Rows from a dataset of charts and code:
____________________
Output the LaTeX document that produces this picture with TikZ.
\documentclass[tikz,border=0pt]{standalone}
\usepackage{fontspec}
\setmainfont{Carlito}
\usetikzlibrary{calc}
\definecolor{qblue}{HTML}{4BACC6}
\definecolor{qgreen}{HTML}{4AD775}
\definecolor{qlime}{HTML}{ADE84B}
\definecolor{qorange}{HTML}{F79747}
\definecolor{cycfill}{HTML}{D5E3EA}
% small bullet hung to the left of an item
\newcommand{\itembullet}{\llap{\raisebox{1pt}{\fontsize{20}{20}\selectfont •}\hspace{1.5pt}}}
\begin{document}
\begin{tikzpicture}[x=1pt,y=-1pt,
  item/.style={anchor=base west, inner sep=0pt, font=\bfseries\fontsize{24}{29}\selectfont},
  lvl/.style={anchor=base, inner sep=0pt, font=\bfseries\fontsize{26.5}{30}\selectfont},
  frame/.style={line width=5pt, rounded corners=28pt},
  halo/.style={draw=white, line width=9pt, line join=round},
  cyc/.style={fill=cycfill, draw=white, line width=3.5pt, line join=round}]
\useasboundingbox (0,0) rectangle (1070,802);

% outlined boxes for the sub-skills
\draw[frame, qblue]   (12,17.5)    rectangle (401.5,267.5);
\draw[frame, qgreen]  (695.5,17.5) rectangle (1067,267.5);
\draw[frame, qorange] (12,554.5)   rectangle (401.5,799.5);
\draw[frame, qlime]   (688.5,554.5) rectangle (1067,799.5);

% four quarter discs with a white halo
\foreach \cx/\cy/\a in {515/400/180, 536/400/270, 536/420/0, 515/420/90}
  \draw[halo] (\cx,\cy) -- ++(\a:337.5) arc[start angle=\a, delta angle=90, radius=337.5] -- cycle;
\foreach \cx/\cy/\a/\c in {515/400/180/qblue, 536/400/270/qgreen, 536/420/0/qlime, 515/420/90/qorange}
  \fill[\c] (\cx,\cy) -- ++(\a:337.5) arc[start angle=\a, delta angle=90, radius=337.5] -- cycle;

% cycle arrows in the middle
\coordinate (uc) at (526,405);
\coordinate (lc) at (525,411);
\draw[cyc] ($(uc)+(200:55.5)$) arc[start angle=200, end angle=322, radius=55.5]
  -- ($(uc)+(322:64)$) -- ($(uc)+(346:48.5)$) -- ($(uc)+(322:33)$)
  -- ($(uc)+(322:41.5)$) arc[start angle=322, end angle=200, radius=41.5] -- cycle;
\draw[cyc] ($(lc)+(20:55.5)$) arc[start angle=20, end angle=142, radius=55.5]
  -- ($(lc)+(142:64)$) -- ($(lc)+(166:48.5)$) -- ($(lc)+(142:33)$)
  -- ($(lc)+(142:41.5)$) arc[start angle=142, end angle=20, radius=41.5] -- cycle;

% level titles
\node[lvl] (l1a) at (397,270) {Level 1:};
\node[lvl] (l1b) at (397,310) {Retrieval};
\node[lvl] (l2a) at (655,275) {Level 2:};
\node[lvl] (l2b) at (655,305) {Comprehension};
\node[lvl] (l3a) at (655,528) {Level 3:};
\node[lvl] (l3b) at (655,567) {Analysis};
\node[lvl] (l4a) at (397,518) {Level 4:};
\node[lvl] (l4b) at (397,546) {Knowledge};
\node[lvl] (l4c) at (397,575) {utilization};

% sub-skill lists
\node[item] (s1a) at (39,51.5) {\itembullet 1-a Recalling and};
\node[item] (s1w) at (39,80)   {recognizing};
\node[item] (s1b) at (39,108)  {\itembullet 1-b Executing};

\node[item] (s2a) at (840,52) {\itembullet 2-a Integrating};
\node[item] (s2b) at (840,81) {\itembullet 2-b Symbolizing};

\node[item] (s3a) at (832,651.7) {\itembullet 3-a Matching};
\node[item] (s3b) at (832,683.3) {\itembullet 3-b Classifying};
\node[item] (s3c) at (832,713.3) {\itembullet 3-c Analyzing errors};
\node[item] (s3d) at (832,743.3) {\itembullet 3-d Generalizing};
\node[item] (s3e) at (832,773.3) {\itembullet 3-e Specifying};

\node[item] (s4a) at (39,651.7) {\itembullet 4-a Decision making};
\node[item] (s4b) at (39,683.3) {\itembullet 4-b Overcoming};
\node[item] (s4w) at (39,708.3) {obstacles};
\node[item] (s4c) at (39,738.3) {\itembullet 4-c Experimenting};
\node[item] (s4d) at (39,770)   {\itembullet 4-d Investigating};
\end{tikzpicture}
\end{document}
____________________
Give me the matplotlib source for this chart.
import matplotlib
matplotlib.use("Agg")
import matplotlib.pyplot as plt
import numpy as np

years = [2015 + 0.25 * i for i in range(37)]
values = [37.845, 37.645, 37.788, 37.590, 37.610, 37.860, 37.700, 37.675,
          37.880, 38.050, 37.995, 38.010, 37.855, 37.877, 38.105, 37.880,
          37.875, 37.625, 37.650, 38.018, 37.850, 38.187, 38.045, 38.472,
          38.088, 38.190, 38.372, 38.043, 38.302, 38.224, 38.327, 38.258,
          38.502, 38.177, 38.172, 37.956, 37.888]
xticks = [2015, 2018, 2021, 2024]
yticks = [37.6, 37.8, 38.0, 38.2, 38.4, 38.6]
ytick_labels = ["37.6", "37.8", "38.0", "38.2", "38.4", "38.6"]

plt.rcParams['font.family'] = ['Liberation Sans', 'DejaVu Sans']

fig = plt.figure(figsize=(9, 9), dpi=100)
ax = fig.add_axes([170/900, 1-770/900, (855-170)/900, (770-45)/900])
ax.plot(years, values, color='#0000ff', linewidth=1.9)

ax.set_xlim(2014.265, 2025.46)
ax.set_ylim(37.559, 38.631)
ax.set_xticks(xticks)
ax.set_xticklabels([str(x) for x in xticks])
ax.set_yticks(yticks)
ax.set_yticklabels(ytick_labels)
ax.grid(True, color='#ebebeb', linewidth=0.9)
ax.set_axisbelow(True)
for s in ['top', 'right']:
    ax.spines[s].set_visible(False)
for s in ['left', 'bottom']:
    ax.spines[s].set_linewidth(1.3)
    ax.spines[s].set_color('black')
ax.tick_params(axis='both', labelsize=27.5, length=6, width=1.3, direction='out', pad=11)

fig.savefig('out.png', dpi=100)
____________________
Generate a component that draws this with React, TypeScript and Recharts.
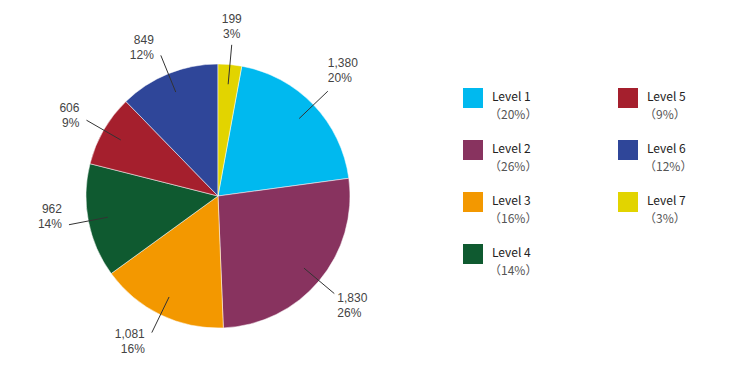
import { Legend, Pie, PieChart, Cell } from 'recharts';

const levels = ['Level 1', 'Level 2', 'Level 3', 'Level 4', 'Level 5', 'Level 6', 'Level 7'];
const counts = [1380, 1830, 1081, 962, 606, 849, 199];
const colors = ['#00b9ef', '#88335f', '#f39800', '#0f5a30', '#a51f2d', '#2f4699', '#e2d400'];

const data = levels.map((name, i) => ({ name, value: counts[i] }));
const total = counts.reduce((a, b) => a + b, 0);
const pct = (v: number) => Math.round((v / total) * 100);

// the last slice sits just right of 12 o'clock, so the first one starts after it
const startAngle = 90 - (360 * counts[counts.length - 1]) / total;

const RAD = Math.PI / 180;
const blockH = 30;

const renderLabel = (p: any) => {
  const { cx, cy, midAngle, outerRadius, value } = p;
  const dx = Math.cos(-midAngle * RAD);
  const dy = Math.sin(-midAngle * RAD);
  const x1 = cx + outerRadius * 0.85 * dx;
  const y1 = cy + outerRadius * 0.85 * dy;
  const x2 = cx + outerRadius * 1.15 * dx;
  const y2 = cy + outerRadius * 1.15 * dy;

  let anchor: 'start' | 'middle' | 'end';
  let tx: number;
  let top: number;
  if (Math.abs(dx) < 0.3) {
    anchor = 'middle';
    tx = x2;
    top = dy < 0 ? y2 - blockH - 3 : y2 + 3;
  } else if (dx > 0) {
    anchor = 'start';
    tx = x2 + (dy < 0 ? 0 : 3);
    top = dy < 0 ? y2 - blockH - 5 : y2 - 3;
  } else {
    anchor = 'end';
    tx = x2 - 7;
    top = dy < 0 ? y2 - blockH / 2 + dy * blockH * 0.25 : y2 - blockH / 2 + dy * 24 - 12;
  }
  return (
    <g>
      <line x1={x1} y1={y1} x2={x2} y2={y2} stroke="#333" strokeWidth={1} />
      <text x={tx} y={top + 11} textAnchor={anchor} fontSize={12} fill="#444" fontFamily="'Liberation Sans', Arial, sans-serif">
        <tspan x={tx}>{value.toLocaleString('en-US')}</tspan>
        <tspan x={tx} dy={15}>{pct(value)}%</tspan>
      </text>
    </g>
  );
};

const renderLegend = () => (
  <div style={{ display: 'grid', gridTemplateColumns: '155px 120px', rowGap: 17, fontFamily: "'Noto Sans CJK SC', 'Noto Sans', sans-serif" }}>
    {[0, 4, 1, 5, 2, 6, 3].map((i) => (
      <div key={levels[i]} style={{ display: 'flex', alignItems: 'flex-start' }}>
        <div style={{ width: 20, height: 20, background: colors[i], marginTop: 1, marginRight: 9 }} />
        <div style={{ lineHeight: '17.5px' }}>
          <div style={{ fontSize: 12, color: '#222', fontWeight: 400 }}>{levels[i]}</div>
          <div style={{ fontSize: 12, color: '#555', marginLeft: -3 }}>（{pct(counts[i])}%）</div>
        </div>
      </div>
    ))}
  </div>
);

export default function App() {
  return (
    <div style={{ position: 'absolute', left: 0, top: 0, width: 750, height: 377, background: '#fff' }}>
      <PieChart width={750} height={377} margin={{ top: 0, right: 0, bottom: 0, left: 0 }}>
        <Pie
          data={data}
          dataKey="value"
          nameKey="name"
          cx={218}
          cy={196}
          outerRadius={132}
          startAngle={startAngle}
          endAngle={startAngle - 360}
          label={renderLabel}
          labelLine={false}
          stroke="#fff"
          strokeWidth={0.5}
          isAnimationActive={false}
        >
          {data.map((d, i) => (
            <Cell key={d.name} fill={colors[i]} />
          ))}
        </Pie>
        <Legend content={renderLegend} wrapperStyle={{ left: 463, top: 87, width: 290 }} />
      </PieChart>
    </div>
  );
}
____________________
Look through the records and gather each line with the word "that".

Output the LaTeX document that produces this picture with TikZ.
Generate a component that draws this with React, TypeScript and Recharts.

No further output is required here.